-- Job --
Take the lines of the data below from the very first through the line containing "(0,658) rectangle (1773,686);" and output them exactly, pictures excluded.

>>>

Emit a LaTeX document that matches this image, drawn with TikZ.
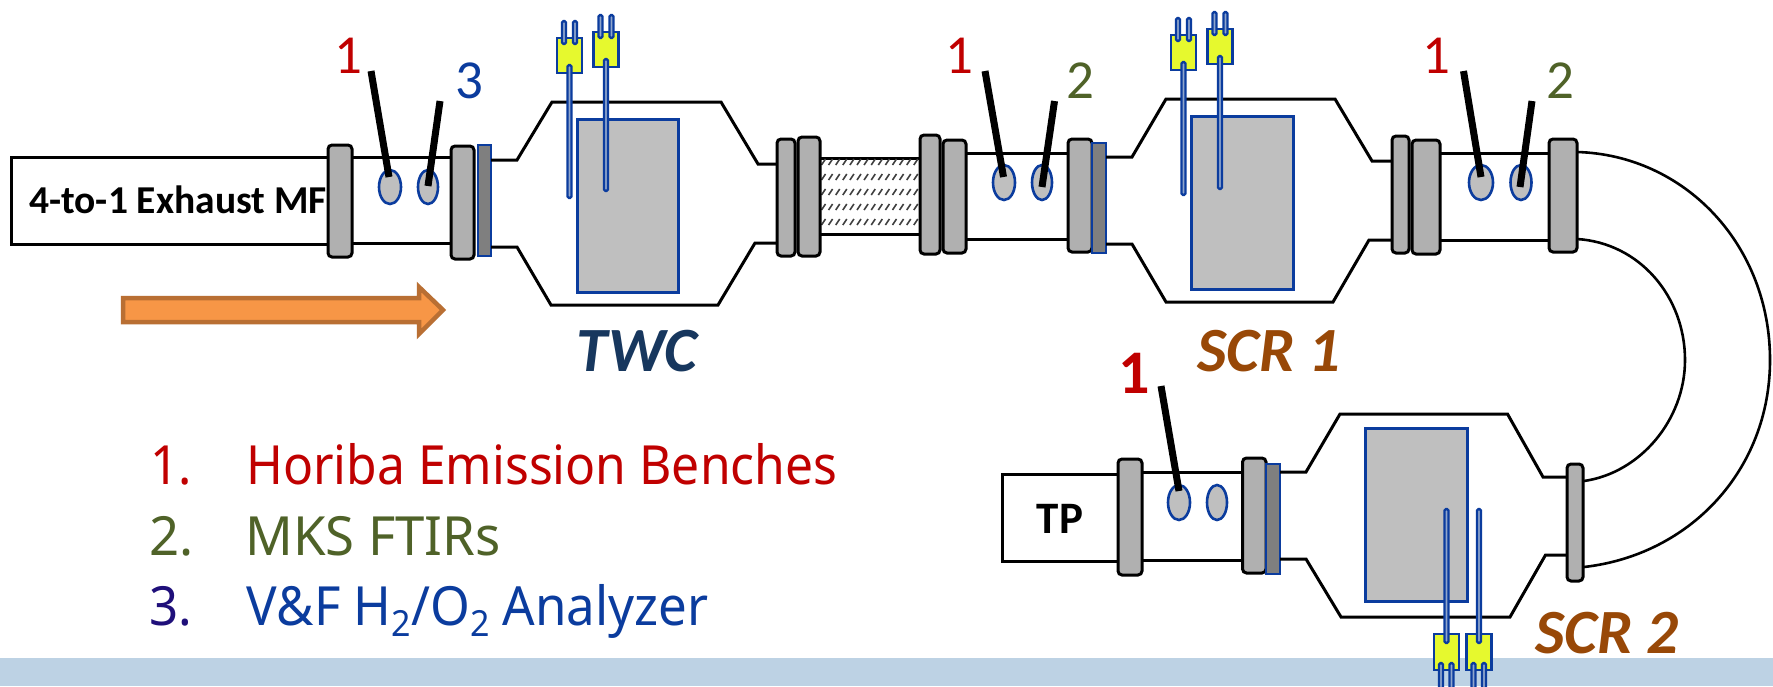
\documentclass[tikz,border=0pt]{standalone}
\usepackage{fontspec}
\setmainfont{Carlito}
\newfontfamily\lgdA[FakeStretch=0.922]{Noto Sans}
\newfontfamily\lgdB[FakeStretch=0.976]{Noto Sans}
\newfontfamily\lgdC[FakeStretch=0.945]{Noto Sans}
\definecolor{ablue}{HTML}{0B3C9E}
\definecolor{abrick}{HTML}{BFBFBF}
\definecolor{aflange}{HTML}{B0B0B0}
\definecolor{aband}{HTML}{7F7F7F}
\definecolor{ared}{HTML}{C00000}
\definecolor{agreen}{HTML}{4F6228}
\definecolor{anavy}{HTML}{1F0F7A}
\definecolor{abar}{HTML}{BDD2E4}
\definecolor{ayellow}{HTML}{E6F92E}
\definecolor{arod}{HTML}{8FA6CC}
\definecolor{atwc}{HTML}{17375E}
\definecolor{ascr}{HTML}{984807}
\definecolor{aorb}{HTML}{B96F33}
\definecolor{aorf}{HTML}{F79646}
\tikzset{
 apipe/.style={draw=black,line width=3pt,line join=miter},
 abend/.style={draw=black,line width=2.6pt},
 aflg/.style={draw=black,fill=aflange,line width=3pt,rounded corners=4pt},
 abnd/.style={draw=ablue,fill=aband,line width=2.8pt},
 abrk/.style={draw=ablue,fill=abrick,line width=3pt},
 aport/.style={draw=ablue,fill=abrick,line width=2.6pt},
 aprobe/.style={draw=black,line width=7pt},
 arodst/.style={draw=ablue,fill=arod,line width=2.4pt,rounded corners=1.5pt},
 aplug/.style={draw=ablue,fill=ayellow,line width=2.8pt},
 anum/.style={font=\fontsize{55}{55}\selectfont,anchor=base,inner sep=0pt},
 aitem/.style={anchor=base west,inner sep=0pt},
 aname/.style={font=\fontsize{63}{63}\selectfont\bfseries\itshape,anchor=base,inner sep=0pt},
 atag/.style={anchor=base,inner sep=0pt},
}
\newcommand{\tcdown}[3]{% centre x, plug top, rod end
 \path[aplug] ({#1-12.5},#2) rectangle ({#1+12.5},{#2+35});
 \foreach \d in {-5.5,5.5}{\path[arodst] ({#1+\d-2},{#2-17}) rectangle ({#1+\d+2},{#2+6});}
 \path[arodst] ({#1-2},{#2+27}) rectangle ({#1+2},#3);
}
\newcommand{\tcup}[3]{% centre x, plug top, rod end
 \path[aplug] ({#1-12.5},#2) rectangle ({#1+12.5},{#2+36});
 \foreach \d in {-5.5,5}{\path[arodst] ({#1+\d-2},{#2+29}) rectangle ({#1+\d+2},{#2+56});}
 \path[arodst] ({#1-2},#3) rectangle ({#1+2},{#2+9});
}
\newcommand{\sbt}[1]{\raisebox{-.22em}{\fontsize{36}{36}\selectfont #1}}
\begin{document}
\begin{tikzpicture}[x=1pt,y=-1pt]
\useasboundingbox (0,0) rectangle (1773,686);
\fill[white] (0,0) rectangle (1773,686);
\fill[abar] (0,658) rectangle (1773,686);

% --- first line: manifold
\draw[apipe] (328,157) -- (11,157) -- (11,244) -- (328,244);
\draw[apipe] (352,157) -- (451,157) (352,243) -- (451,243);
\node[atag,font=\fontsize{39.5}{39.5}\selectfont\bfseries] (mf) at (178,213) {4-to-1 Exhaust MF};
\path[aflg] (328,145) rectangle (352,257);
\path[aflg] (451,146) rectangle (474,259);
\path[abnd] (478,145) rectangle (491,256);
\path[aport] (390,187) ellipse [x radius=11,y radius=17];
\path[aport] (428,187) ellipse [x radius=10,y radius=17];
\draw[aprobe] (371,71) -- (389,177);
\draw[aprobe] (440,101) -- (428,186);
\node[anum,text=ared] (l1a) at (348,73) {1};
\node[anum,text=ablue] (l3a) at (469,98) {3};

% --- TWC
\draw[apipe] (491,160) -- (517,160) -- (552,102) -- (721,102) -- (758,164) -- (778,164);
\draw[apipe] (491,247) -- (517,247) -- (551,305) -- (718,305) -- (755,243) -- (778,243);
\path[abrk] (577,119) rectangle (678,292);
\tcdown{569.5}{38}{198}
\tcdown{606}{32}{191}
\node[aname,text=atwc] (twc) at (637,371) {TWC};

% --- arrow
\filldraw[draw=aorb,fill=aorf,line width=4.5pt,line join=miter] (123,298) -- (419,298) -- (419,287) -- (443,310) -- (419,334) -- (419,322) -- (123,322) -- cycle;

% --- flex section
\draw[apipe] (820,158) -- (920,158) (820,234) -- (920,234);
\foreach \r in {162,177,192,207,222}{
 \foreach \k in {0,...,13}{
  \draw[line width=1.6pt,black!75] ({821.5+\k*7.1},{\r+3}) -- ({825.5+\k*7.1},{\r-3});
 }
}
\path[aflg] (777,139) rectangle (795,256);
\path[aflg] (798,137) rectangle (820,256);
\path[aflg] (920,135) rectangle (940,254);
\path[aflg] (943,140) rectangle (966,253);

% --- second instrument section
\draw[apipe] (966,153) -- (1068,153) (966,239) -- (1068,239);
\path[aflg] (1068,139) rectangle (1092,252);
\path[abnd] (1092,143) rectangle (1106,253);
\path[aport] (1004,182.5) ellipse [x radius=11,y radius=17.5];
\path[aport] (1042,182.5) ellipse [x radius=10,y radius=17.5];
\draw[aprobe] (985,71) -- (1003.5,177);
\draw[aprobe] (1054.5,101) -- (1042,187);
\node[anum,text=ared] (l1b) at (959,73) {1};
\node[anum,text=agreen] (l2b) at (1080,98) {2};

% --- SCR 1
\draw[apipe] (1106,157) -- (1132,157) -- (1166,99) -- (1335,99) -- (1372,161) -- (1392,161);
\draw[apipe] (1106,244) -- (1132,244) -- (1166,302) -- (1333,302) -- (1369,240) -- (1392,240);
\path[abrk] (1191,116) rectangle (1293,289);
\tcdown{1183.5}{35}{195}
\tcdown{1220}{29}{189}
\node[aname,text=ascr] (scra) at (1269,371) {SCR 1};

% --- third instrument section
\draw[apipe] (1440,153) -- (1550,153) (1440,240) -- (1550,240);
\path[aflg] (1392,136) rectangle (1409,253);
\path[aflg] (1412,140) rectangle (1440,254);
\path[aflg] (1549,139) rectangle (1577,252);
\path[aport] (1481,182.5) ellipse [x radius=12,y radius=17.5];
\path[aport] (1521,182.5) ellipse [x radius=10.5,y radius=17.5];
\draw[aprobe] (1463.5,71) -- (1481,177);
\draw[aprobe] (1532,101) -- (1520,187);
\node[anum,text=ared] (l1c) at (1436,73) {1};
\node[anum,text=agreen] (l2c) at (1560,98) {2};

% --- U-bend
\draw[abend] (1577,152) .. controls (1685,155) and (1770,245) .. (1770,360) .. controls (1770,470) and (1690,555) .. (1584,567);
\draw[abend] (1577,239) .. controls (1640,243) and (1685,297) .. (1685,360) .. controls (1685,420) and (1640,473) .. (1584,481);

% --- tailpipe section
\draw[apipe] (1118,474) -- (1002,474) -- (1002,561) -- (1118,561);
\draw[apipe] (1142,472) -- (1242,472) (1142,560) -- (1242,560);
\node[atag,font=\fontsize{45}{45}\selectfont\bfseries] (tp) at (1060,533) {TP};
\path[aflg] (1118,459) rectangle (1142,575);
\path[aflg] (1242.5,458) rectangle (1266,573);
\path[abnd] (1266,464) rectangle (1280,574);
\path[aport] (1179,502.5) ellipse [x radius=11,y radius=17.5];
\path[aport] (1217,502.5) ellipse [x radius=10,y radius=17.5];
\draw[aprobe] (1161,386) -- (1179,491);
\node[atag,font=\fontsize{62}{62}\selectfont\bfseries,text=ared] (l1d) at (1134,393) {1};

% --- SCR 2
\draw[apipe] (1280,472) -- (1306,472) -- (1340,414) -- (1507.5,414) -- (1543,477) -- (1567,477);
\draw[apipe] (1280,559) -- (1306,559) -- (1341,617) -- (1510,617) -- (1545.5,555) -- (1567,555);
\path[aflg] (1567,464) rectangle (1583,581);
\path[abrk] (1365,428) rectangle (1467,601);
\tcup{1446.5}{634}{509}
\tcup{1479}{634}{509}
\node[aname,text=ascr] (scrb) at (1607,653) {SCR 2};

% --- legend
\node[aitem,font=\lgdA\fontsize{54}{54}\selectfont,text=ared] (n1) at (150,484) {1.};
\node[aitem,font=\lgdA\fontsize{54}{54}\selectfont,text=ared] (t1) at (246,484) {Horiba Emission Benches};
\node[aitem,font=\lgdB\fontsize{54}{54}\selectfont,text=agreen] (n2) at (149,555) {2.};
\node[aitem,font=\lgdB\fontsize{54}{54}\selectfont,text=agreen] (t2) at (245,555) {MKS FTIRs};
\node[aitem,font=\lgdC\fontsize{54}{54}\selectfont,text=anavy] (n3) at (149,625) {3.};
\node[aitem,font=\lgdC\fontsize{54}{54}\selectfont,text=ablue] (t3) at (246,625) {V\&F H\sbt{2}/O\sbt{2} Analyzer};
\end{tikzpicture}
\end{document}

<<<

-- Solution for this exercise --
Emit a LaTeX document that matches this image, drawn with TikZ.
\documentclass[tikz,border=0pt]{standalone}
\usepackage{fontspec}
\setmainfont{Carlito}
\newfontfamily\lgdA[FakeStretch=0.922]{Noto Sans}
\newfontfamily\lgdB[FakeStretch=0.976]{Noto Sans}
\newfontfamily\lgdC[FakeStretch=0.945]{Noto Sans}
\definecolor{ablue}{HTML}{0B3C9E}
\definecolor{abrick}{HTML}{BFBFBF}
\definecolor{aflange}{HTML}{B0B0B0}
\definecolor{aband}{HTML}{7F7F7F}
\definecolor{ared}{HTML}{C00000}
\definecolor{agreen}{HTML}{4F6228}
\definecolor{anavy}{HTML}{1F0F7A}
\definecolor{abar}{HTML}{BDD2E4}
\definecolor{ayellow}{HTML}{E6F92E}
\definecolor{arod}{HTML}{8FA6CC}
\definecolor{atwc}{HTML}{17375E}
\definecolor{ascr}{HTML}{984807}
\definecolor{aorb}{HTML}{B96F33}
\definecolor{aorf}{HTML}{F79646}
\tikzset{
 apipe/.style={draw=black,line width=3pt,line join=miter},
 abend/.style={draw=black,line width=2.6pt},
 aflg/.style={draw=black,fill=aflange,line width=3pt,rounded corners=4pt},
 abnd/.style={draw=ablue,fill=aband,line width=2.8pt},
 abrk/.style={draw=ablue,fill=abrick,line width=3pt},
 aport/.style={draw=ablue,fill=abrick,line width=2.6pt},
 aprobe/.style={draw=black,line width=7pt},
 arodst/.style={draw=ablue,fill=arod,line width=2.4pt,rounded corners=1.5pt},
 aplug/.style={draw=ablue,fill=ayellow,line width=2.8pt},
 anum/.style={font=\fontsize{55}{55}\selectfont,anchor=base,inner sep=0pt},
 aitem/.style={anchor=base west,inner sep=0pt},
 aname/.style={font=\fontsize{63}{63}\selectfont\bfseries\itshape,anchor=base,inner sep=0pt},
 atag/.style={anchor=base,inner sep=0pt},
}
\newcommand{\tcdown}[3]{% centre x, plug top, rod end
 \path[aplug] ({#1-12.5},#2) rectangle ({#1+12.5},{#2+35});
 \foreach \d in {-5.5,5.5}{\path[arodst] ({#1+\d-2},{#2-17}) rectangle ({#1+\d+2},{#2+6});}
 \path[arodst] ({#1-2},{#2+27}) rectangle ({#1+2},#3);
}
\newcommand{\tcup}[3]{% centre x, plug top, rod end
 \path[aplug] ({#1-12.5},#2) rectangle ({#1+12.5},{#2+36});
 \foreach \d in {-5.5,5}{\path[arodst] ({#1+\d-2},{#2+29}) rectangle ({#1+\d+2},{#2+56});}
 \path[arodst] ({#1-2},#3) rectangle ({#1+2},{#2+9});
}
\newcommand{\sbt}[1]{\raisebox{-.22em}{\fontsize{36}{36}\selectfont #1}}
\begin{document}
\begin{tikzpicture}[x=1pt,y=-1pt]
\useasboundingbox (0,0) rectangle (1773,686);
\fill[white] (0,0) rectangle (1773,686);
\fill[abar] (0,658) rectangle (1773,686);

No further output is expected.